Any employer that presents you with a 'contract' for flying services is a fool and bordering on a criminal.

They are certainly not 'businessmen.'

I put them in the same category as blokes who spike drinks to get a root.

Answer this: if such 'contracts' were truly a more flexible and effective way of running flying businesses, why the hell do we not see them for QF and VB pilots, why don't senior public servants and mining company executives not have 'contracts for service' rather than employment contracts?

Why not?

Because they are a one way deal that offers none of the benefits that a worker in a first world country could expect.

Professional pilots work under awards, enterprise bargaining agreements, certified agreements, and australian workplace agreements, which offer varying levels of flexibility and protection.

BUT they all have clauses giving the pilot the protection that most Australians believe is their 'right.'

Example as per above.... you are doing circuits at a GAAP aerodrome with an ab initio. You briefed an EFATO, and bugger me, you actually get one today! You pick a UniSA footy field, make a successful landing, wipe out a wingtip and bend the prop and hoe a nice furrow in the number one cricket pitch, but you walk away.

What is to stop the university sports association or your aircraft's insurer to chase you for damages? There goes the next three years of your life in court appearances, legal fees and the rest if you are a contractor, even if you have insurance.

Try this from the Pilots (General Aviation) Award 1988:

A pilot will not be required to pay for damage or loss of aircraft or equipment used in the service nor will any lien or other claim be made by the employer upon the pilot's estate. Any claim made by any member of the public, passenger or other person upon the pilot's estate as a result of any accident or happening caused by the pilot when duly performing their nominated duty, whether efficiently or, as may be subsequently determined, negligently, will be accepted as a claim made against the employer. The employer will be solely responsible for all claims as a result of operations by or travel in their aircraft. The foregoing will not apply to a pilot who knowingly performs their nominated duty in a manner contrary to law or the employer's policy.

And for every other common problem that can occur while you are at work, whether personal, financial or otherwise, there is a clause setting out your rights and responsibilities.

You only see 'contracts' at the entry point, bottom feeding 'employers' that are putting the squeeze on inexperienced and desperate CPL's.

And if you accept one, you put yourself in the same situation as a sweat shop worker making shirts that sell for $100 and only taking $2 each piece.

It is BULLSH!T and you should not be taking it.
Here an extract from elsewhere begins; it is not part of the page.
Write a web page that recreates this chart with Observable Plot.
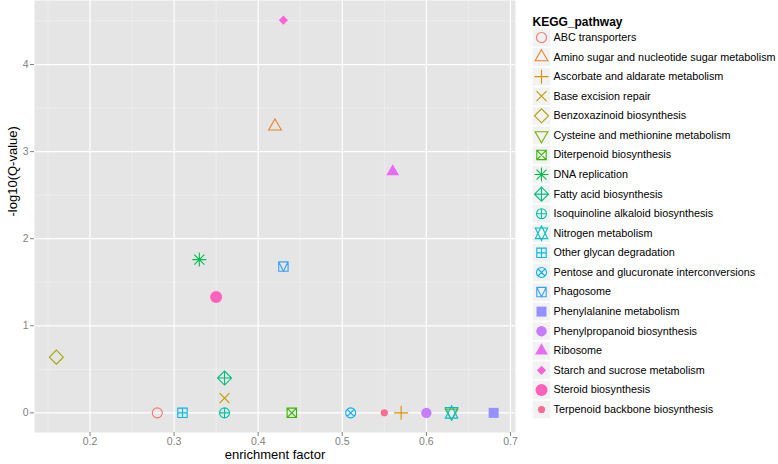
<!DOCTYPE html>
<html>
<head>
<meta charset="utf-8">
<script src="https://cdn.jsdelivr.net/npm/d3@7"></script>
<script src="https://cdn.jsdelivr.net/npm/@observablehq/plot@0.6"></script>
<style>
  html, body { margin: 0; padding: 0; background: #ffffff; }
  #wrap { display: flex; flex-direction: row; width: 778px; height: 464px; }
  svg { display: block; }
</style>
</head>
<body>
<div id="wrap"></div>
<script>
// ---------- data ----------
const pathways = [
  "ABC transporters",
  "Amino sugar and nucleotide sugar metabolism",
  "Ascorbate and aldarate metabolism",
  "Base excision repair",
  "Benzoxazinoid biosynthesis",
  "Cysteine and methionine metabolism",
  "Diterpenoid biosynthesis",
  "DNA replication",
  "Fatty acid biosynthesis",
  "Isoquinoline alkaloid biosynthesis",
  "Nitrogen metabolism",
  "Other glycan degradation",
  "Pentose and glucuronate interconversions",
  "Phagosome",
  "Phenylalanine metabolism",
  "Phenylpropanoid biosynthesis",
  "Ribosome",
  "Starch and sucrose metabolism",
  "Steroid biosynthesis",
  "Terpenoid backbone biosynthesis"
];
const enrichmentFactor = [0.28, 0.42, 0.57, 0.36, 0.16, 0.63, 0.44, 0.33, 0.36, 0.36, 0.63, 0.31, 0.51, 0.43, 0.68, 0.60, 0.56, 0.43, 0.35, 0.55];
const negLog10Q = [0, 3.29, 0, 0.17, 0.64, 0, 0, 1.76, 0.40, 0, 0, 0, 0, 1.68, 0, 0, 2.77, 4.51, 1.33, 0];
const palette = ["#F8766D","#EA8331","#D89000","#C09B00","#A3A500","#7CAE00","#39B600","#00BB4E","#00BF7D","#00C1A3",
                 "#00BFC4","#00BAE0","#00B0F6","#35A2FF","#9590FF","#C77CFF","#E76BF3","#FA62DB","#FF62BC","#FF6C91"];
const xTicks = [0.2, 0.3, 0.4, 0.5, 0.6, 0.7];
const xMinor = [0.15, 0.25, 0.35, 0.45, 0.55, 0.65];
const yTicks = [0, 1, 2, 3, 4];
const yMinor = [0.5, 1.5, 2.5, 3.5, 4.5];
const xLabel = "enrichment factor";
const yLabel = "-log10(Q-value)";
const legendTitle = "KEGG_pathway";

// ---------- ggplot-like point shapes (R pch 1..20) ----------
const circ = (c, r) => { c.moveTo(r, 0); c.arc(0, 0, r, 0, 2 * Math.PI); };
const line = (c, a, b, d, e) => { c.moveTo(a, b); c.lineTo(d, e); };
const poly = (c, pts) => { c.moveTo(pts[0][0], pts[0][1]); for (let i = 1; i < pts.length; i++) c.lineTo(pts[i][0], pts[i][1]); c.closePath(); };
const sq = (c, h) => poly(c, [[-h, -h], [h, -h], [h, h], [-h, h]]);
const plus = (c, h) => { line(c, -h, 0, h, 0); line(c, 0, -h, 0, h); };
const cross = (c, h) => { line(c, -h, -h, h, h); line(c, -h, h, h, -h); };
const diam = (c, h) => poly(c, [[0, -h], [h, 0], [0, h], [-h, 0]]);
const triUp = (c) => poly(c, [[0, -7.4], [6.4, 3.7], [-6.4, 3.7]]);
const triDown = (c) => poly(c, [[0, 7.4], [6.4, -3.7], [-6.4, -3.7]]);
function mk(fn, filled) {
  return {
    filled,
    draw(context, size) {
      const k = Math.sqrt(size / Math.PI) / 5;
      const c = {
        moveTo: (x, y) => context.moveTo(x * k, y * k),
        lineTo: (x, y) => context.lineTo(x * k, y * k),
        arc: (x, y, r, a0, a1) => context.arc(x * k, y * k, r * k, a0, a1),
        closePath: () => context.closePath()
      };
      fn(c);
    }
  };
}
const symbols = [
  mk(c => circ(c, 5), false),                                  // 1
  mk(c => triUp(c), false),                                    // 2
  mk(c => plus(c, 7), false),                                  // 3
  mk(c => cross(c, 5), false),                                 // 4
  mk(c => diam(c, 7), false),                                  // 5
  mk(c => triDown(c), false),                                  // 6
  mk(c => { sq(c, 4.7); cross(c, 4.7); }, false),              // 7
  mk(c => { plus(c, 7); cross(c, 5); }, false),                // 8
  mk(c => { diam(c, 7); plus(c, 7); }, false),                 // 9
  mk(c => { circ(c, 5); plus(c, 5); }, false),                 // 10
  mk(c => { poly(c, [[0, -7.2], [6.2, 5.3], [-6.2, 5.3]]); poly(c, [[0, 7.2], [6.2, -5.3], [-6.2, -5.3]]); }, false), // 11
  mk(c => { sq(c, 4.7); plus(c, 4.7); }, false),               // 12
  mk(c => { circ(c, 5); cross(c, 3.54); }, false),             // 13
  mk(c => { sq(c, 4.7); c.moveTo(-4.7, -4.7); c.lineTo(0, 4.7); c.lineTo(4.7, -4.7); }, false), // 14
  mk(c => sq(c, 5), true),                                     // 15
  mk(c => circ(c, 5.2), true),                                 // 16
  mk(c => triUp(c), true),                                     // 17
  mk(c => diam(c, 4.6), true),                                 // 18
  mk(c => circ(c, 6), true),                                   // 19
  mk(c => circ(c, 3.6), true)                                  // 20
];

const data = pathways.map((p, i) => ({pathway: p, x: enrichmentFactor[i], y: negLog10Q[i], filled: symbols[i].filled}));
const openPts = data.filter(d => !d.filled);
const filledPts = data.filter(d => d.filled);

const FONT = "'Liberation Sans', Arial, Helvetica, sans-serif";
const symbolScale = {domain: pathways, range: symbols};
const colorScale = {domain: pathways, range: palette};

// ---------- main panel ----------
const main = Plot.plot({
  width: 520,
  height: 464,
  marginLeft: 34,
  marginRight: 5,
  marginTop: 0,
  marginBottom: 32,
  style: {fontFamily: FONT, background: "white"},
  x: {domain: [0.134, 0.706]},
  y: {domain: [-0.2255, 4.7355]},
  symbol: symbolScale,
  color: colorScale,
  marks: [
    Plot.frame({fill: "#E5E5E5", stroke: "none"}),
    Plot.ruleX(xMinor, {stroke: "#F2F2F2", strokeWidth: 0.6}),
    Plot.ruleY(yMinor, {stroke: "#F2F2F2", strokeWidth: 0.6}),
    Plot.ruleX(xTicks, {stroke: "white", strokeWidth: 1.2}),
    Plot.ruleY(yTicks, {stroke: "white", strokeWidth: 1.2}),
    Plot.axisX({ticks: xTicks, tickFormat: d => String(d), tickSize: 4, tickPadding: 1, fontSize: 10.5, color: "#7F7F7F", label: null}),
    Plot.axisY({ticks: yTicks, tickFormat: d => String(d), tickSize: 4, tickPadding: 2, fontSize: 10.5, color: "#7F7F7F", label: null}),
    Plot.text([xLabel], {text: d => d, frameAnchor: "bottom", dy: 26, fontSize: 13, fill: "black"}),
    Plot.text([yLabel], {text: d => d, frameAnchor: "left", dx: -22, rotate: -90, fontSize: 13, fill: "black"}),
    Plot.dot(openPts, {x: "x", y: "y", symbol: "pathway", stroke: "pathway", r: 5, strokeWidth: 1.1, fill: "none"}),
    Plot.dot(filledPts, {x: "x", y: "y", symbol: "pathway", fill: "pathway", r: 5, stroke: "none"})
  ]
});

// ---------- legend ----------
const legend = Plot.plot({
  width: 258,
  height: 464,
  margin: 0,
  style: {fontFamily: FONT, background: "white"},
  x: {axis: null},
  y: {type: "band", domain: pathways, range: [27.2, 418.8], padding: 0, round: false, axis: null},
  symbol: symbolScale,
  color: colorScale,
  marks: [
    Plot.text([legendTitle], {text: d => d, frameAnchor: "top-left", dx: 12, dy: 17, fontWeight: "bold", fontSize: 12, textAnchor: "start", fill: "black"}),
    Plot.dot(pathways, {y: d => d, frameAnchor: "left", dx: 21, symbol: "square", r: 10, fill: "#F2F2F2", stroke: "none"}),
    Plot.dot(openPts, {y: "pathway", frameAnchor: "left", dx: 21, symbol: "pathway", stroke: "pathway", r: 5, strokeWidth: 1.1, fill: "none"}),
    Plot.dot(filledPts, {y: "pathway", frameAnchor: "left", dx: 21, symbol: "pathway", fill: "pathway", r: 5, stroke: "none"}),
    Plot.text(pathways, {y: d => d, text: d => d, frameAnchor: "left", dx: 33, textAnchor: "start", fontSize: 10.8, fill: "black"})
  ]
});

const wrap = document.getElementById("wrap");
wrap.appendChild(main);
wrap.appendChild(legend);
</script>
</body>
</html>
There ARE aviation employers that will hire you and pay you wages as an employee.

If you sign a 'contract for services' instead of entering into an employment contract, then you are a fool and you deserve all the headaches that are coming your way.

If you think you are smarter than the millions of Australians that worked under the worlds fairest industrial system for the last 100 years, then fill your boots.

Show us all the 'better' way.

Last edited by ITCZ; 23rd May 2005 at 01:41.